___ Data block

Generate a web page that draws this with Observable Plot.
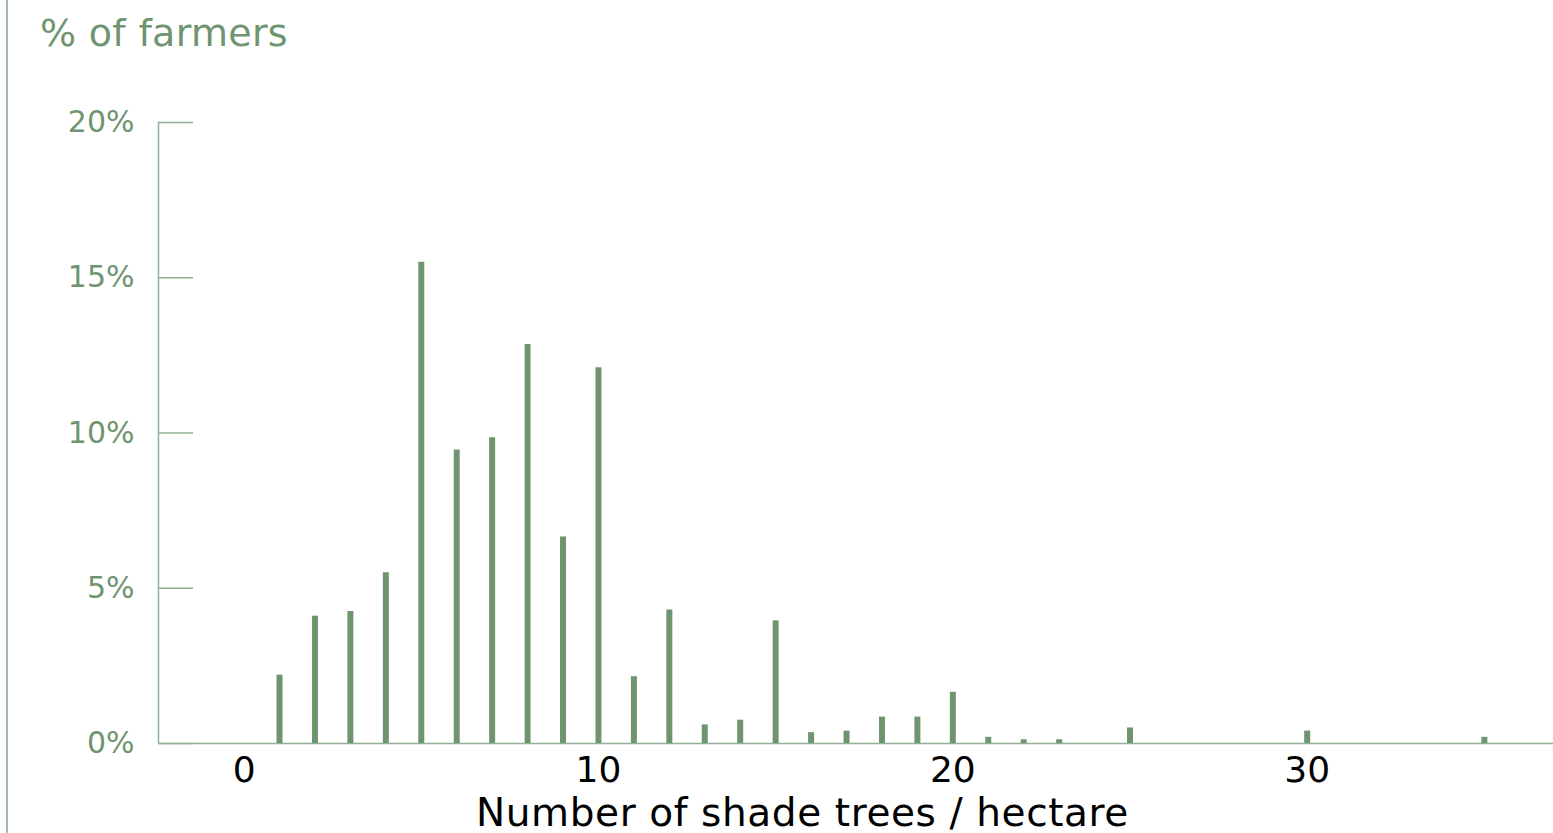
<!DOCTYPE html>
<html><head><meta charset="utf-8">
<script src="https://cdn.jsdelivr.net/npm/d3@7"></script>
<script src="https://cdn.jsdelivr.net/npm/@observablehq/plot@0.6"></script>
<style>
html,body{margin:0;padding:0;background:#fff;overflow:hidden}
#wrap{position:relative;width:1553px;height:833px;font-family:"DejaVu Sans",sans-serif}
#leftline{position:absolute;left:6px;top:0;width:0;height:833px;border-left:2px solid #a3bda4}
#ylab{position:absolute;left:40px;top:14px;font-size:38px;letter-spacing:0.3px;color:#6f9470;white-space:nowrap;line-height:1}
#xlab{position:absolute;left:476px;top:793px;font-size:39px;letter-spacing:0.6px;color:#000;white-space:nowrap;line-height:1}
#chart{position:absolute;left:0;top:0}
</style></head>
<body>
<div id="wrap">
  <div id="chart"></div>
  <div id="leftline"></div>
  <div id="ylab">% of farmers</div>
  <div id="xlab">Number of shade trees / hectare</div>
</div>
<script>
const trees = [1,2,3,4,5,6,7,8,9,10,11,12,13,14,15,16,17,18,19,20,21,22,23,25,30,35];
const pctFarmers = [2.2,4.1,4.25,5.5,15.5,9.45,9.85,12.85,6.65,12.1,2.15,4.3,0.6,0.75,3.95,0.35,0.4,0.85,0.85,1.65,0.2,0.12,0.12,0.5,0.4,0.2];
const xTicks = [0,10,20,30];
const yTicks = [0,5,10,15,20];
const xDomain = [-2.415, 36.95];
const yDomain = [0, 20];

const data = trees.map((t,i)=>({trees:t, pct:pctFarmers[i]}));
const green = "#6f9470";
const axisGreen = "#92b093";

const chart = Plot.plot({
  width:1553, height:833,
  marginLeft:158, marginRight:0, marginTop:122, marginBottom:90,
  x:{domain:xDomain},
  y:{domain:yDomain},
  style:{fontFamily:'"DejaVu Sans",sans-serif', background:"transparent", overflow:"visible"},
  marks:[
    Plot.axisX({ticks:xTicks, tickSize:0, tickPadding:13, fontSize:36, color:"#000", label:null}),
    Plot.axisY({ticks:yTicks, tickSize:0, tickPadding:24, tickFormat:d=>d+"%", fontSize:30, color:green, label:null}),
    Plot.ruleY([0], {stroke:axisGreen, strokeWidth:1.5}),
    Plot.ruleX([xDomain[0]], {y1:yDomain[0], y2:yDomain[1], stroke:axisGreen, strokeWidth:1.5}),
    Plot.ruleY(yTicks, {x1:xDomain[0], x2:xDomain[0]+0.99, stroke:axisGreen, strokeWidth:1.5}),
    Plot.ruleX(data, {x:"trees", y1:0, y2:"pct", stroke:green, strokeWidth:6})
  ]
});
document.getElementById("chart").appendChild(chart);
</script>
</body></html>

______

**What is being asked:**
Reproduce the material in full, word for word, and omit the pictures.

**Solution to the problem:**
Generate a web page that draws this with Observable Plot.
<!DOCTYPE html>
<html><head><meta charset="utf-8">
<script src="https://cdn.jsdelivr.net/npm/d3@7"></script>
<script src="https://cdn.jsdelivr.net/npm/@observablehq/plot@0.6"></script>
<style>
html,body{margin:0;padding:0;background:#fff;overflow:hidden}
#wrap{position:relative;width:1553px;height:833px;font-family:"DejaVu Sans",sans-serif}
#leftline{position:absolute;left:6px;top:0;width:0;height:833px;border-left:2px solid #a3bda4}
#ylab{position:absolute;left:40px;top:14px;font-size:38px;letter-spacing:0.3px;color:#6f9470;white-space:nowrap;line-height:1}
#xlab{position:absolute;left:476px;top:793px;font-size:39px;letter-spacing:0.6px;color:#000;white-space:nowrap;line-height:1}
#chart{position:absolute;left:0;top:0}
</style></head>
<body>
<div id="wrap">
  <div id="chart"></div>
  <div id="leftline"></div>
  <div id="ylab">% of farmers</div>
  <div id="xlab">Number of shade trees / hectare</div>
</div>
<script>
const trees = [1,2,3,4,5,6,7,8,9,10,11,12,13,14,15,16,17,18,19,20,21,22,23,25,30,35];
const pctFarmers = [2.2,4.1,4.25,5.5,15.5,9.45,9.85,12.85,6.65,12.1,2.15,4.3,0.6,0.75,3.95,0.35,0.4,0.85,0.85,1.65,0.2,0.12,0.12,0.5,0.4,0.2];
const xTicks = [0,10,20,30];
const yTicks = [0,5,10,15,20];
const xDomain = [-2.415, 36.95];
const yDomain = [0, 20];

const data = trees.map((t,i)=>({trees:t, pct:pctFarmers[i]}));
const green = "#6f9470";
const axisGreen = "#92b093";

const chart = Plot.plot({
  width:1553, height:833,
  marginLeft:158, marginRight:0, marginTop:122, marginBottom:90,
  x:{domain:xDomain},
  y:{domain:yDomain},
  style:{fontFamily:'"DejaVu Sans",sans-serif', background:"transparent", overflow:"visible"},
  marks:[
    Plot.axisX({ticks:xTicks, tickSize:0, tickPadding:13, fontSize:36, color:"#000", label:null}),
    Plot.axisY({ticks:yTicks, tickSize:0, tickPadding:24, tickFormat:d=>d+"%", fontSize:30, color:green, label:null}),
    Plot.ruleY([0], {stroke:axisGreen, strokeWidth:1.5}),
    Plot.ruleX([xDomain[0]], {y1:yDomain[0], y2:yDomain[1], stroke:axisGreen, strokeWidth:1.5}),
    Plot.ruleY(yTicks, {x1:xDomain[0], x2:xDomain[0]+0.99, stroke:axisGreen, strokeWidth:1.5}),
    Plot.ruleX(data, {x:"trees", y1:0, y2:"pct", stroke:green, strokeWidth:6})
  ]
});
document.getElementById("chart").appendChild(chart);
</script>
</body></html>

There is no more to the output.